Items:
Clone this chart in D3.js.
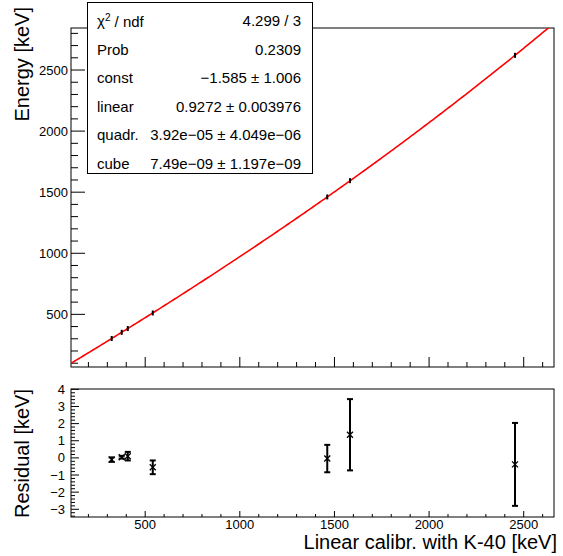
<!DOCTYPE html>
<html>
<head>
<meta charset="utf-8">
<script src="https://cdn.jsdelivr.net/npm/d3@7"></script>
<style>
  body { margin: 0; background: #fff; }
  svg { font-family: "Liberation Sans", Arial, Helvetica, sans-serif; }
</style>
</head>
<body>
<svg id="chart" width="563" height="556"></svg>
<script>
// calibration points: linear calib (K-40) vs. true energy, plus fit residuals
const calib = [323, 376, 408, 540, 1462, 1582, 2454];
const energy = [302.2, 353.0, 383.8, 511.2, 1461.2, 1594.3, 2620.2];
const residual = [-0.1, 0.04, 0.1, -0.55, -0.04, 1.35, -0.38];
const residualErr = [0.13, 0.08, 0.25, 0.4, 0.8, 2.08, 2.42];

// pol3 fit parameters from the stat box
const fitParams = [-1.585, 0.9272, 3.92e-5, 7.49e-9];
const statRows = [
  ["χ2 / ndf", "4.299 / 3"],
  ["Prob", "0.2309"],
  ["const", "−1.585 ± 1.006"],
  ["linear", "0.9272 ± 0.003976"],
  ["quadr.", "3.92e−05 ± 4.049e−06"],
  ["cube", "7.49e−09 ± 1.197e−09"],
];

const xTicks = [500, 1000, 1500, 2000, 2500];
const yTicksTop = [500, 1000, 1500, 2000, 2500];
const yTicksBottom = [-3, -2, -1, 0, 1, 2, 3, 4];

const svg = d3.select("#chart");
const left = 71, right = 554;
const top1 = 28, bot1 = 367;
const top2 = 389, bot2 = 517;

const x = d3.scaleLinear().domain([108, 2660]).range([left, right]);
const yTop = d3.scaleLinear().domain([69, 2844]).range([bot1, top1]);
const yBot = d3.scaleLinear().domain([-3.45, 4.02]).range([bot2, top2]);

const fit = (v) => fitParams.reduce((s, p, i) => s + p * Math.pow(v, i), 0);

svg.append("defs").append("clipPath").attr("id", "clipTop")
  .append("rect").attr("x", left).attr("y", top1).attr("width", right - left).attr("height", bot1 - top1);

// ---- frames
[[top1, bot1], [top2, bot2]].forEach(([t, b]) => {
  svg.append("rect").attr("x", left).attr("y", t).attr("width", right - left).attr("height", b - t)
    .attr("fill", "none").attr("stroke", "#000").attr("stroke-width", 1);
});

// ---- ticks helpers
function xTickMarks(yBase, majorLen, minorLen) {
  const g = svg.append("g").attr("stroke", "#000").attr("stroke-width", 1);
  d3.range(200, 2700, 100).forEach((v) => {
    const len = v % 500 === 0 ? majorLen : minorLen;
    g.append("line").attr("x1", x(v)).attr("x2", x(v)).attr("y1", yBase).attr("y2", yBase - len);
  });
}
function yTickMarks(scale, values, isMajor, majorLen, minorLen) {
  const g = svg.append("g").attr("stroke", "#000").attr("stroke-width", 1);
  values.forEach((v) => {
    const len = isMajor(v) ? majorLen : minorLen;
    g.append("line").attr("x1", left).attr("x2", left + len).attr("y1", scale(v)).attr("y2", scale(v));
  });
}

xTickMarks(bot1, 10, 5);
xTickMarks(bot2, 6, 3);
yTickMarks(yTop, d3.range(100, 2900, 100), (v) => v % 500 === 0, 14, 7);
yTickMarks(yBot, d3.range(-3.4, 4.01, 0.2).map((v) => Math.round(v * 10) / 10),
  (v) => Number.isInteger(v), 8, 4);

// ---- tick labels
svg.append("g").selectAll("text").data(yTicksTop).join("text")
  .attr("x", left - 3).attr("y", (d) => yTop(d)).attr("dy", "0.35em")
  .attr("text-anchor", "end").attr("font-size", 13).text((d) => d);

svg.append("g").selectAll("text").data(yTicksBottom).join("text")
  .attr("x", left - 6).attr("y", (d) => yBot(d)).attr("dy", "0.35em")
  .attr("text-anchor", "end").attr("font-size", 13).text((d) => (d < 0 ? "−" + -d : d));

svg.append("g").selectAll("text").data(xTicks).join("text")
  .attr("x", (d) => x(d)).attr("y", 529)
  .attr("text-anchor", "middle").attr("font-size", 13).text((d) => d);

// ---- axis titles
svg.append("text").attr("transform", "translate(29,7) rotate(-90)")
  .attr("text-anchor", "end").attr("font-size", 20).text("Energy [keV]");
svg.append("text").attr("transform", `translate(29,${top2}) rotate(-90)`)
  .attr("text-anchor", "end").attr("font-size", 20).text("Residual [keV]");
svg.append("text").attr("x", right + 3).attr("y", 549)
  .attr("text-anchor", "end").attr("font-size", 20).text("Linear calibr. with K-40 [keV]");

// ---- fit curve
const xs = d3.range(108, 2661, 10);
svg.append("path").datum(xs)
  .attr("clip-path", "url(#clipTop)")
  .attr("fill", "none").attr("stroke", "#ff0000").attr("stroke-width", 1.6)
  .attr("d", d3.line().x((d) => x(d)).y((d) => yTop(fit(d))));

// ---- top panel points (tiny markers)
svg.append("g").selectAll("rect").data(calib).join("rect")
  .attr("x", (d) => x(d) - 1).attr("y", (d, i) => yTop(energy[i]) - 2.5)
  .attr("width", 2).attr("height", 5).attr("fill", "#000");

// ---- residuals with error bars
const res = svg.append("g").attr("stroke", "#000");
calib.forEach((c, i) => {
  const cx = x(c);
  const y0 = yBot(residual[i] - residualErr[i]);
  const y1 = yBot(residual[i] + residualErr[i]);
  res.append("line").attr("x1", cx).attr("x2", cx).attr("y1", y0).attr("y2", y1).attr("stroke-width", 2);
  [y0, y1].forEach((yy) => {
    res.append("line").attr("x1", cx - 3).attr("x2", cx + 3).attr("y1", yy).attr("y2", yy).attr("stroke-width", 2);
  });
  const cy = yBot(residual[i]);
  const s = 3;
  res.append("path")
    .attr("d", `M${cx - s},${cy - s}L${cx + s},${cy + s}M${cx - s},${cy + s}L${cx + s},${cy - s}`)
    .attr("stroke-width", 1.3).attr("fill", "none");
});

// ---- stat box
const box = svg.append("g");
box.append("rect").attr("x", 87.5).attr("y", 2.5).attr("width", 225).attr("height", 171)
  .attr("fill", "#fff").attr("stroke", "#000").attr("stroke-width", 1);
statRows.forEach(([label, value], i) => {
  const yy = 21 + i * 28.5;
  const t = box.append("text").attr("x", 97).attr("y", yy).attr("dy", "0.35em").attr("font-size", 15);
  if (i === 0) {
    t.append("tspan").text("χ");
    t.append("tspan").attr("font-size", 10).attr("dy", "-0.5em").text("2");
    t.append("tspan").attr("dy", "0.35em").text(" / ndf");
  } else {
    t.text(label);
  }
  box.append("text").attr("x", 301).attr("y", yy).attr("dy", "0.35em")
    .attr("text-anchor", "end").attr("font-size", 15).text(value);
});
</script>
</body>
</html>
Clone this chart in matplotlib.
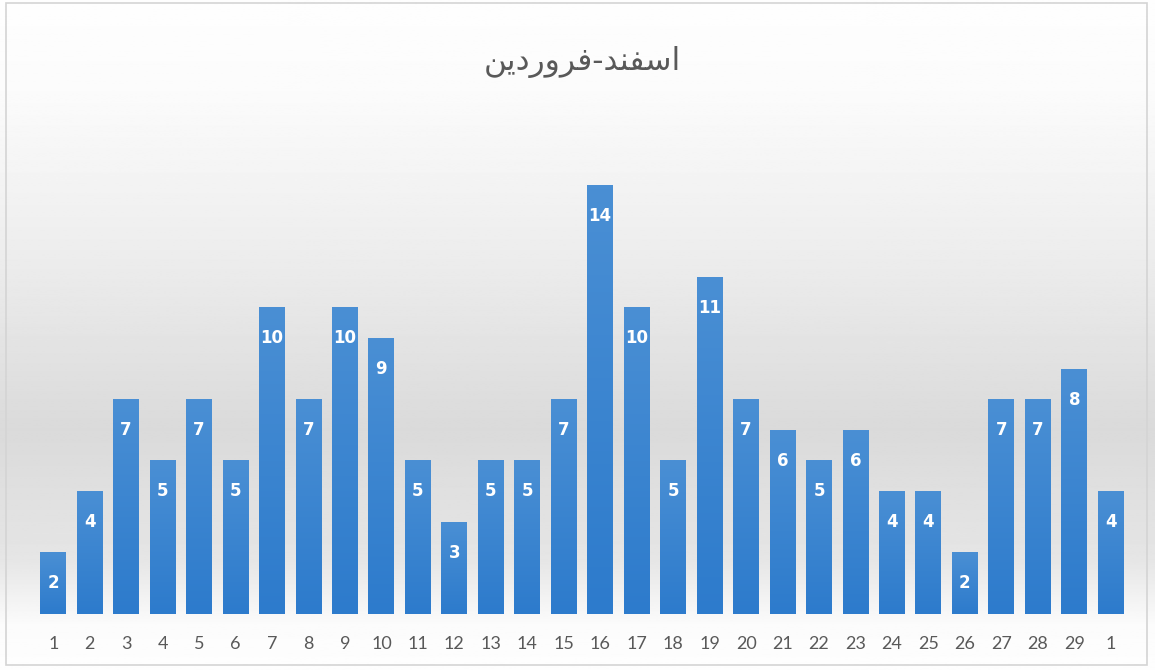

Required task:
Repeat the lines above exactly, and keep every picture out.

Response for this exercise:
Clone this chart in D3.js.
<!DOCTYPE html>
<html>
<head>
<meta charset="utf-8">
<script src="https://cdn.jsdelivr.net/npm/d3@7"></script>
<style>
  body { margin: 0; background: #fff; }
  svg { font-family: "Liberation Sans", Arial, Helvetica, sans-serif; }
</style>
</head>
<body>
<svg id="chart" width="563" height="556"></svg>
<script>
// calibration points: linear calib (K-40) vs. true energy, plus fit residuals
const calib = [323, 376, 408, 540, 1462, 1582, 2454];
const energy = [302.2, 353.0, 383.8, 511.2, 1461.2, 1594.3, 2620.2];
const residual = [-0.1, 0.04, 0.1, -0.55, -0.04, 1.35, -0.38];
const residualErr = [0.13, 0.08, 0.25, 0.4, 0.8, 2.08, 2.42];

// pol3 fit parameters from the stat box
const fitParams = [-1.585, 0.9272, 3.92e-5, 7.49e-9];
const statRows = [
  ["χ2 / ndf", "4.299 / 3"],
  ["Prob", "0.2309"],
  ["const", "−1.585 ± 1.006"],
  ["linear", "0.9272 ± 0.003976"],
  ["quadr.", "3.92e−05 ± 4.049e−06"],
  ["cube", "7.49e−09 ± 1.197e−09"],
];

const xTicks = [500, 1000, 1500, 2000, 2500];
const yTicksTop = [500, 1000, 1500, 2000, 2500];
const yTicksBottom = [-3, -2, -1, 0, 1, 2, 3, 4];

const svg = d3.select("#chart");
const left = 71, right = 554;
const top1 = 28, bot1 = 367;
const top2 = 389, bot2 = 517;

const x = d3.scaleLinear().domain([108, 2660]).range([left, right]);
const yTop = d3.scaleLinear().domain([69, 2844]).range([bot1, top1]);
const yBot = d3.scaleLinear().domain([-3.45, 4.02]).range([bot2, top2]);

const fit = (v) => fitParams.reduce((s, p, i) => s + p * Math.pow(v, i), 0);

svg.append("defs").append("clipPath").attr("id", "clipTop")
  .append("rect").attr("x", left).attr("y", top1).attr("width", right - left).attr("height", bot1 - top1);

// ---- frames
[[top1, bot1], [top2, bot2]].forEach(([t, b]) => {
  svg.append("rect").attr("x", left).attr("y", t).attr("width", right - left).attr("height", b - t)
    .attr("fill", "none").attr("stroke", "#000").attr("stroke-width", 1);
});

// ---- ticks helpers
function xTickMarks(yBase, majorLen, minorLen) {
  const g = svg.append("g").attr("stroke", "#000").attr("stroke-width", 1);
  d3.range(200, 2700, 100).forEach((v) => {
    const len = v % 500 === 0 ? majorLen : minorLen;
    g.append("line").attr("x1", x(v)).attr("x2", x(v)).attr("y1", yBase).attr("y2", yBase - len);
  });
}
function yTickMarks(scale, values, isMajor, majorLen, minorLen) {
  const g = svg.append("g").attr("stroke", "#000").attr("stroke-width", 1);
  values.forEach((v) => {
    const len = isMajor(v) ? majorLen : minorLen;
    g.append("line").attr("x1", left).attr("x2", left + len).attr("y1", scale(v)).attr("y2", scale(v));
  });
}

xTickMarks(bot1, 10, 5);
xTickMarks(bot2, 6, 3);
yTickMarks(yTop, d3.range(100, 2900, 100), (v) => v % 500 === 0, 14, 7);
yTickMarks(yBot, d3.range(-3.4, 4.01, 0.2).map((v) => Math.round(v * 10) / 10),
  (v) => Number.isInteger(v), 8, 4);

// ---- tick labels
svg.append("g").selectAll("text").data(yTicksTop).join("text")
  .attr("x", left - 3).attr("y", (d) => yTop(d)).attr("dy", "0.35em")
  .attr("text-anchor", "end").attr("font-size", 13).text((d) => d);

svg.append("g").selectAll("text").data(yTicksBottom).join("text")
  .attr("x", left - 6).attr("y", (d) => yBot(d)).attr("dy", "0.35em")
  .attr("text-anchor", "end").attr("font-size", 13).text((d) => (d < 0 ? "−" + -d : d));

svg.append("g").selectAll("text").data(xTicks).join("text")
  .attr("x", (d) => x(d)).attr("y", 529)
  .attr("text-anchor", "middle").attr("font-size", 13).text((d) => d);

// ---- axis titles
svg.append("text").attr("transform", "translate(29,7) rotate(-90)")
  .attr("text-anchor", "end").attr("font-size", 20).text("Energy [keV]");
svg.append("text").attr("transform", `translate(29,${top2}) rotate(-90)`)
  .attr("text-anchor", "end").attr("font-size", 20).text("Residual [keV]");
svg.append("text").attr("x", right + 3).attr("y", 549)
  .attr("text-anchor", "end").attr("font-size", 20).text("Linear calibr. with K-40 [keV]");

// ---- fit curve
const xs = d3.range(108, 2661, 10);
svg.append("path").datum(xs)
  .attr("clip-path", "url(#clipTop)")
  .attr("fill", "none").attr("stroke", "#ff0000").attr("stroke-width", 1.6)
  .attr("d", d3.line().x((d) => x(d)).y((d) => yTop(fit(d))));

// ---- top panel points (tiny markers)
svg.append("g").selectAll("rect").data(calib).join("rect")
  .attr("x", (d) => x(d) - 1).attr("y", (d, i) => yTop(energy[i]) - 2.5)
  .attr("width", 2).attr("height", 5).attr("fill", "#000");

// ---- residuals with error bars
const res = svg.append("g").attr("stroke", "#000");
calib.forEach((c, i) => {
  const cx = x(c);
  const y0 = yBot(residual[i] - residualErr[i]);
  const y1 = yBot(residual[i] + residualErr[i]);
  res.append("line").attr("x1", cx).attr("x2", cx).attr("y1", y0).attr("y2", y1).attr("stroke-width", 2);
  [y0, y1].forEach((yy) => {
    res.append("line").attr("x1", cx - 3).attr("x2", cx + 3).attr("y1", yy).attr("y2", yy).attr("stroke-width", 2);
  });
  const cy = yBot(residual[i]);
  const s = 3;
  res.append("path")
    .attr("d", `M${cx - s},${cy - s}L${cx + s},${cy + s}M${cx - s},${cy + s}L${cx + s},${cy - s}`)
    .attr("stroke-width", 1.3).attr("fill", "none");
});

// ---- stat box
const box = svg.append("g");
box.append("rect").attr("x", 87.5).attr("y", 2.5).attr("width", 225).attr("height", 171)
  .attr("fill", "#fff").attr("stroke", "#000").attr("stroke-width", 1);
statRows.forEach(([label, value], i) => {
  const yy = 21 + i * 28.5;
  const t = box.append("text").attr("x", 97).attr("y", yy).attr("dy", "0.35em").attr("font-size", 15);
  if (i === 0) {
    t.append("tspan").text("χ");
    t.append("tspan").attr("font-size", 10).attr("dy", "-0.5em").text("2");
    t.append("tspan").attr("dy", "0.35em").text(" / ndf");
  } else {
    t.text(label);
  }
  box.append("text").attr("x", 301).attr("y", yy).attr("dy", "0.35em")
    .attr("text-anchor", "end").attr("font-size", 15).text(value);
});
</script>
</body>
</html>
Clone this chart in matplotlib.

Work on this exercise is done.